* _SHORT EXERCISE_
Transcribe the data in full and exactly, omitting any pictures.

* _INPUT MATERIAL_
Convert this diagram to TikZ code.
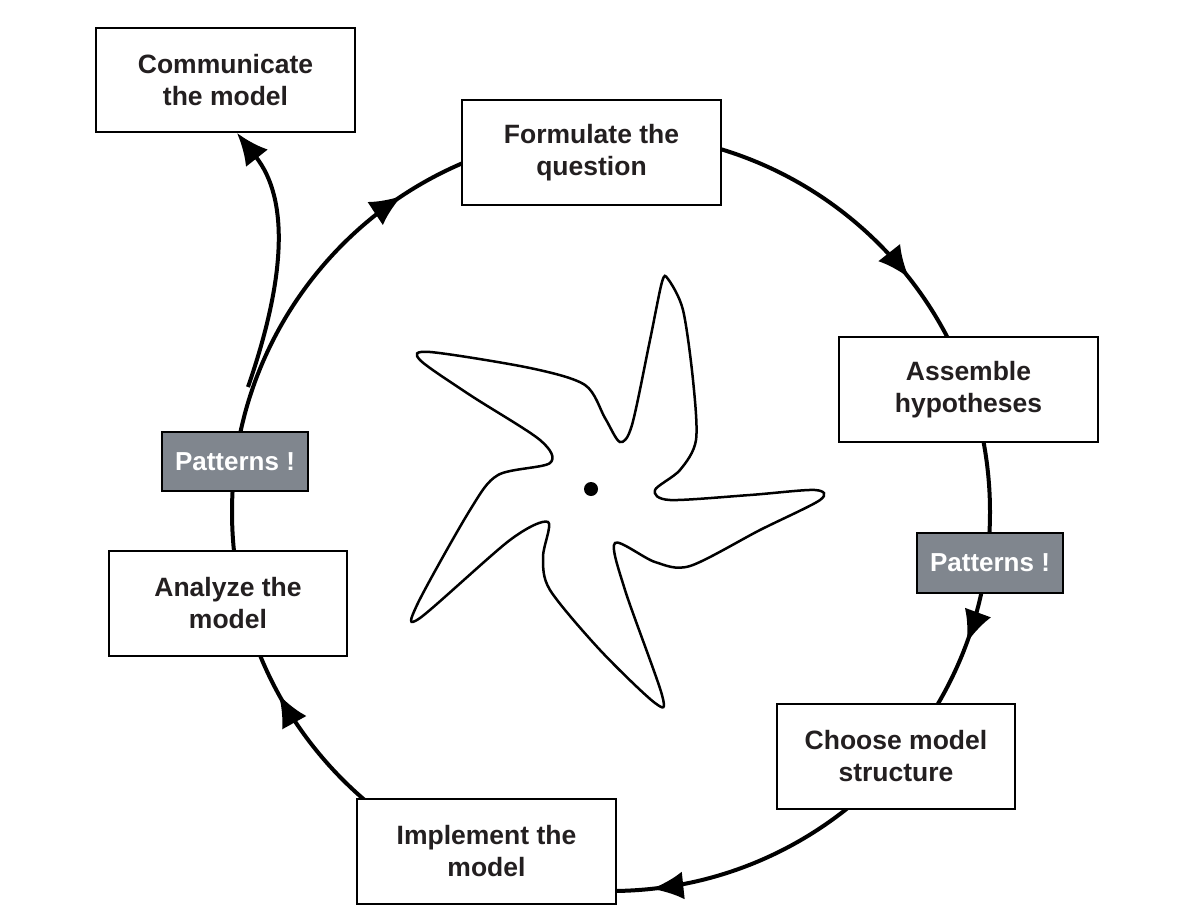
\documentclass[tikz,border=0pt]{standalone}
\usepackage{fontspec}
\setmainfont{Liberation Sans}
\usetikzlibrary{decorations.markings,arrows.meta}
\definecolor{pg}{RGB}{128,134,142}
\definecolor{tx}{RGB}{35,31,32}
\begin{document}
\begin{tikzpicture}[x=1pt,y=-1pt,
  box/.style={draw=black,line width=2pt,fill=white,align=center,text=tx,font=\fontsize{26.5}{32}\selectfont\bfseries,inner sep=0pt},
  pat/.style={draw=black,line width=2pt,fill=pg,text=white,font=\fontsize{26}{30}\selectfont\bfseries,inner sep=0pt},
  tip/.style={-{Latex[length=32pt,width=28pt]}},
  mk/.style={postaction={decorate},decoration={markings,
     mark=at position 0.056 with {\arrow{Latex[length=32pt,width=28pt]}},
     mark=at position 0.233 with {\arrow{Latex[length=32pt,width=28pt]}},
     mark=at position 0.42 with {\arrow{Latex[length=32pt,width=28pt]}},
     mark=at position 0.657 with {\arrow{Latex[length=32pt,width=28pt]}},
     mark=at position 0.894 with {\arrow{Latex[length=32pt,width=28pt]}}}}]
\useasboundingbox (0,0) rectangle (1194,915);
\coordinate (c) at (611,512);
\draw[line width=4pt,mk] (c) circle[radius=379];
\coordinate (br) at (248,387);
\node[box,minimum width=259,minimum height=104] (comm) at (225.5,80) {Communicate\\the model};
\draw[line width=4pt,tip] (br) .. controls (285,280) and (290,200) .. (comm.south -| 237,0);
\node[box,minimum width=259,minimum height=105] (form) at (591.5,152.5) {Formulate the\\question};
\node[box,minimum width=259,minimum height=105] (ass) at (968.5,389.5) {Assemble\\hypotheses};
\node[pat,minimum width=146,minimum height=60] (p1) at (990,563) {Patterns !};
\node[box,minimum width=238,minimum height=105] (cho) at (896,756.5) {Choose model\\structure};
\node[box,minimum width=259,minimum height=105] (imp) at (486.5,851.5) {Implement the\\model};
\node[box,minimum width=238,minimum height=105] (ana) at (228,603.5) {Analyze the\\model};
\node[pat,minimum width=146,minimum height=59] (p2) at (235,461.5) {Patterns !};
\draw[line width=2.5pt] plot[smooth cycle,tension=0.5] coordinates {
(668,279) (683,310) (693,380) (696,440) (680,470) (655,490) (670,500) (750,495) (815,490) (820,500) (760,530) (690,566) (655,562) (615,543) (625,590) (662,695) (655,703) (600,650) (550,590) (543,557) (548,522) (510,540) (420,618) (417,605) (470,510) (498,475) (550,463) (540,440) (470,395) (420,360) (430,352) (530,368) (585,385) (605,418) (620,442) (632,425) (650,340) (662,282)};
\fill (591,489) circle[radius=7];
\end{tikzpicture}
\end{document}
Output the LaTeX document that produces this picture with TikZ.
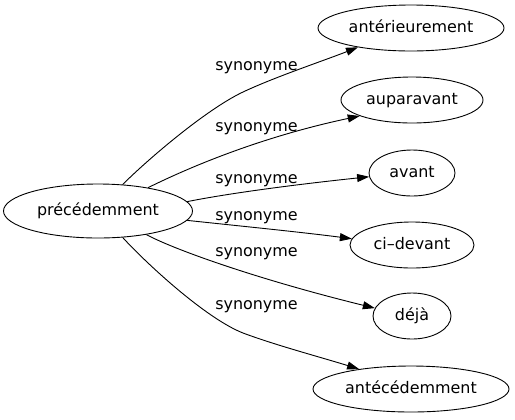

* _REPLY_
Convert this diagram to TikZ code.
\documentclass[tikz,border=0pt]{standalone}
\usepackage{fontspec}
\setmainfont{Liberation Sans}
\usetikzlibrary{decorations.markings,arrows.meta}
\definecolor{pg}{RGB}{128,134,142}
\definecolor{tx}{RGB}{35,31,32}
\begin{document}
\begin{tikzpicture}[x=1pt,y=-1pt,
  box/.style={draw=black,line width=2pt,fill=white,align=center,text=tx,font=\fontsize{26.5}{32}\selectfont\bfseries,inner sep=0pt},
  pat/.style={draw=black,line width=2pt,fill=pg,text=white,font=\fontsize{26}{30}\selectfont\bfseries,inner sep=0pt},
  tip/.style={-{Latex[length=32pt,width=28pt]}},
  mk/.style={postaction={decorate},decoration={markings,
     mark=at position 0.056 with {\arrow{Latex[length=32pt,width=28pt]}},
     mark=at position 0.233 with {\arrow{Latex[length=32pt,width=28pt]}},
     mark=at position 0.42 with {\arrow{Latex[length=32pt,width=28pt]}},
     mark=at position 0.657 with {\arrow{Latex[length=32pt,width=28pt]}},
     mark=at position 0.894 with {\arrow{Latex[length=32pt,width=28pt]}}}}]
\useasboundingbox (0,0) rectangle (1194,915);
\coordinate (c) at (611,512);
\draw[line width=4pt,mk] (c) circle[radius=379];
\coordinate (br) at (248,387);
\node[box,minimum width=259,minimum height=104] (comm) at (225.5,80) {Communicate\\the model};
\draw[line width=4pt,tip] (br) .. controls (285,280) and (290,200) .. (comm.south -| 237,0);
\node[box,minimum width=259,minimum height=105] (form) at (591.5,152.5) {Formulate the\\question};
\node[box,minimum width=259,minimum height=105] (ass) at (968.5,389.5) {Assemble\\hypotheses};
\node[pat,minimum width=146,minimum height=60] (p1) at (990,563) {Patterns !};
\node[box,minimum width=238,minimum height=105] (cho) at (896,756.5) {Choose model\\structure};
\node[box,minimum width=259,minimum height=105] (imp) at (486.5,851.5) {Implement the\\model};
\node[box,minimum width=238,minimum height=105] (ana) at (228,603.5) {Analyze the\\model};
\node[pat,minimum width=146,minimum height=59] (p2) at (235,461.5) {Patterns !};
\draw[line width=2.5pt] plot[smooth cycle,tension=0.5] coordinates {
(668,279) (683,310) (693,380) (696,440) (680,470) (655,490) (670,500) (750,495) (815,490) (820,500) (760,530) (690,566) (655,562) (615,543) (625,590) (662,695) (655,703) (600,650) (550,590) (543,557) (548,522) (510,540) (420,618) (417,605) (470,510) (498,475) (550,463) (540,440) (470,395) (420,360) (430,352) (530,368) (585,385) (605,418) (620,442) (632,425) (650,340) (662,282)};
\fill (591,489) circle[radius=7];
\end{tikzpicture}
\end{document}
Output the LaTeX document that produces this picture with TikZ.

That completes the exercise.